FDA chief defends agency's work before House panel

Administrator says foreign-inspection system would not have prevented the recent heparin contamination.

FDA Commissioner Andrew von Eschenbach rejected Tuesday House Energy and Commerce Committee members' efforts to focus on boosting the agency's ability to inspect foreign companies, and said FDA's entire capacity to oversee foreign manufacturing needs an overhaul.

He repeated his belief that his agency's foreign-inspection system would not have prevented the recent heparin contamination that has killed 81 people in the United States.

Speaking before the House Energy and Commerce Oversight and Investigations Subcommittee, he argued that the contaminant could not have been detected by normal tests.

His response came as panel members grilled him about how much money his agency would need to boost inspections of foreign drug companies, noting that FDA never inspected the Chinese manufacturer of the active ingredient in the blood thinner.

"I would like to have the resources that would enable us to do a systemic overhaul of the entire system, not one that is related to the number of inspections," von Eschenbach said.

But with more resources, he said, FDA could upgrade its information technology system, expand its foreign presence and improve cooperation with its foreign counterparts in the next five years, he said.

Regarding heparin, Oversight and Investigations Subcommittee Chairman Bart Stupak, D-Mich., countered FDA's logic against an expanded inspection effort.

"You don't know what [an inspection] would have found because you only inspected the plant after the deaths," he said.

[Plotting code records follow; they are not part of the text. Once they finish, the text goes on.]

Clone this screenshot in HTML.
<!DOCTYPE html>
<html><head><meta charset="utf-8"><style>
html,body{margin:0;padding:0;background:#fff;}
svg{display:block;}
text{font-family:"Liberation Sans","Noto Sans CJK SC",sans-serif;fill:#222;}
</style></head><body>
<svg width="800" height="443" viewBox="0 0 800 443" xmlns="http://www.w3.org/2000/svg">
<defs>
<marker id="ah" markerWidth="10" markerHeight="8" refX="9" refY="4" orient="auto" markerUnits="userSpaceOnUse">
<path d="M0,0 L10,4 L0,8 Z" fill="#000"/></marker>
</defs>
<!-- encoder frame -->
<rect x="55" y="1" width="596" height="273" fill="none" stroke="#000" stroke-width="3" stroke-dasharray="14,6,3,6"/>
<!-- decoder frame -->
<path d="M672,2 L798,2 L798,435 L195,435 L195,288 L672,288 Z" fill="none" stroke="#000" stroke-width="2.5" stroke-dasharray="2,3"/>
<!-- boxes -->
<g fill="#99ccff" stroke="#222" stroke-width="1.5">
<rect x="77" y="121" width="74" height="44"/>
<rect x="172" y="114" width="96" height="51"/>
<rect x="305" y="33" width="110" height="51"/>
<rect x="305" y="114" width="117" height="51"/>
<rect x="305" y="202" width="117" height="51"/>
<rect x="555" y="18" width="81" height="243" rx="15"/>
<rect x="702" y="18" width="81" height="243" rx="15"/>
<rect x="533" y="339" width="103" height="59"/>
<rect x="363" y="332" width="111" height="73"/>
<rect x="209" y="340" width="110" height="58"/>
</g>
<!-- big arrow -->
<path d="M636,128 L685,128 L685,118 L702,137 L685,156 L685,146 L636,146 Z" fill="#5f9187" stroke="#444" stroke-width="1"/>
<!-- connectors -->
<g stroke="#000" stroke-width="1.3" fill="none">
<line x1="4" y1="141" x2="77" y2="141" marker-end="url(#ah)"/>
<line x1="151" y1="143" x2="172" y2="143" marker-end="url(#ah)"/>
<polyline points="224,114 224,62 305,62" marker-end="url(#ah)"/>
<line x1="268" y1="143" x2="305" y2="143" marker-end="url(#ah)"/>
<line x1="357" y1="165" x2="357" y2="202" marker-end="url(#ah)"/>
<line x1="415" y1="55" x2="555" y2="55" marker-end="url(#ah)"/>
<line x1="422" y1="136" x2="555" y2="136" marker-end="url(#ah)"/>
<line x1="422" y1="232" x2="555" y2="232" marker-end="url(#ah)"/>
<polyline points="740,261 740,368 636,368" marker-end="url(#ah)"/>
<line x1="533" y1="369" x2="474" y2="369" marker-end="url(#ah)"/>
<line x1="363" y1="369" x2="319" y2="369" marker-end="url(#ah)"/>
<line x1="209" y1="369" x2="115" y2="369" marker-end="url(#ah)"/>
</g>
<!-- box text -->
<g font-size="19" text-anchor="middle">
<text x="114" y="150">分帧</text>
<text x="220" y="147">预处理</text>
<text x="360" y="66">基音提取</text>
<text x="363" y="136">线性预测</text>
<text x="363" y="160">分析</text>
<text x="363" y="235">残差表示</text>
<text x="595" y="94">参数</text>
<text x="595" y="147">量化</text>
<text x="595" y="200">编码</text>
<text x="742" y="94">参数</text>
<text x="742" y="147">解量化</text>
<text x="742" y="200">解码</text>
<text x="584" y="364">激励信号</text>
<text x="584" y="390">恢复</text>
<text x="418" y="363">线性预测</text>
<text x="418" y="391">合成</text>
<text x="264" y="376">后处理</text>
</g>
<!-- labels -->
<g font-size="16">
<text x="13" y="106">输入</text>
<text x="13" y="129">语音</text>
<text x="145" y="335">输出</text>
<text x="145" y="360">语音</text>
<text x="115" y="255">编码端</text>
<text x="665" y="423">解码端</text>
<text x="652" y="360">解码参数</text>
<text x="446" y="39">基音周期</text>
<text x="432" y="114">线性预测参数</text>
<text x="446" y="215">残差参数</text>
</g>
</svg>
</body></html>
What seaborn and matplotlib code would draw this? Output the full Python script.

Meanwhile, Energy and Commerce Chairman John Dingell questioned von Eschenbach to extract a budget figure that would allow FDA to bring its foreign drug-inspection efforts up to par with domestic inspections.

"I can't maintain my respect for you if you keep toe-dancing around the hard facts that you can't do your job because you don't have the resources," Dingell said.

GAO released a report Tuesday on FDA's foreign drug-inspection system, saying the agency needs as much as $71 million each year to inspect the 3,249 foreign drug firms every two years. FDA's budget suggests it will dedicate $11 million in fiscal 2008 and $13 million in fiscal 2009 to all foreign inspections.

In China alone, biennial inspections of the country's 714 drug firms would cost $16 million, GAO found. Dingell, Stupak and Health Subcommittee Chairman Frank Pallone, D-N.J., proposed a discussion draft of import safety legislation last week that would require inspections every two years of drug and device manufacturers.

The bill also seeks to raise funds through various industry fees to strengthen FDA's inspection efforts and attempts to give FDA more powers to track products through the supply chain.